The consequences might be grim. I’m bemused by the stories linking the sudden accelerated decline in the pound to the YouGov poll released Sunday showing only a +2% Tory advantage. Apparently the nebulous markets fear a hung Parliament.

There is a paragraph from the NY Times story that hits wide of the mark, however:

In an echo of the United States’ rush into subprime mortgages with low teaser rates, millions of homeowners in Britain have piled into variable-rate mortgages that are linked to the rock-bottom base rate.

This completely and utterly fails to understand the British property market. There was some “sub prime” stuff going on, yes, but that was not tied to “teaser” rates. Rather, banks would lure in lesser qualified applicants through manipulating two variables, the Loan to Value ratio (Northern Rock was offering mortgages worth 125% of the property value in 2006, for example; one wonders how Northern Rock were one of the first casualties of the credit crunch) and personal income ratios.

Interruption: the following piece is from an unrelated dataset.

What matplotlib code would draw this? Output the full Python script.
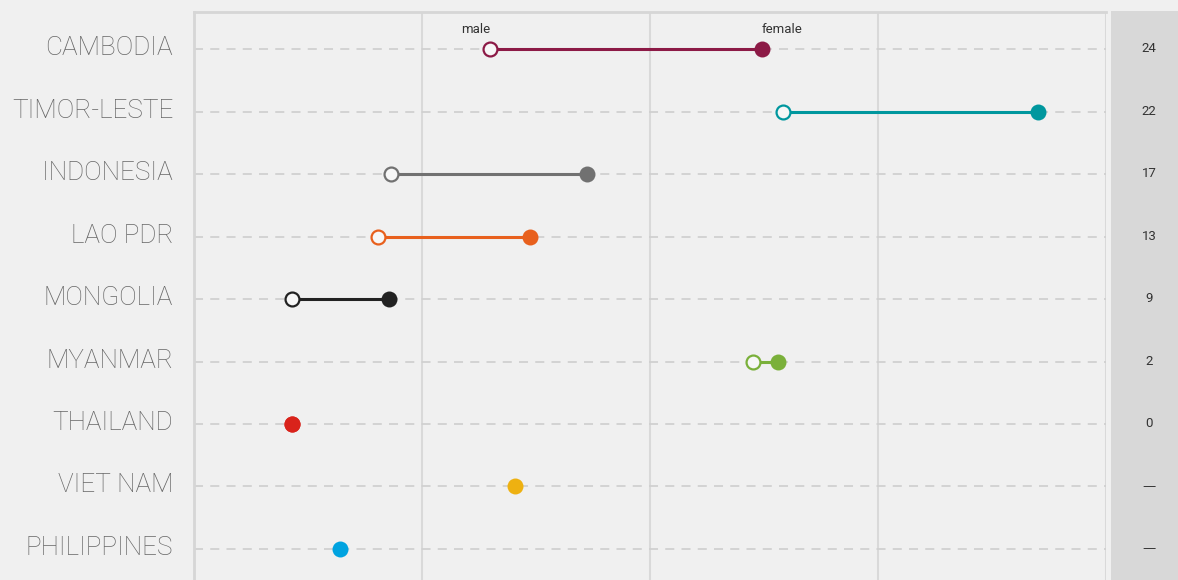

Most mortgages held in the UK are “tracker” mortgages, which are tied to the Bank of England rate — in other words, variable rates. When I bought my house in 2004, the longest fixed mortgage on the market was only for 5 years (there are now 10 year fixed mortgages available), so I took out the five year fixed mortgage (and paid over the odds in order to lock in that security). When a fixed term expires, or when the tracker expires, you are placed on a bank’s Standard Variable Rate, which has been quite low considering the BoE is at 0.5%. Hence, six months ago or so, my rate went from 6% to 3.5% overnight. The drinks were on me.

Until this month, when my building society unilaterally raised their SVR 1.5%, so now I’m back up to 5%. When the BoE finally gets around to raising their rate, my mortgage goes up. There’s not much I can do about it — existing fixed mortgages are 1.5 to 2 points above what I’m currently paying. Of course, if this NYT story pans out . . .

I was all in favor of a hung Parliament for the sheer lunacy of it and the joy that it would provide me.

I now find that I’m rapidly losing my enthusiasm.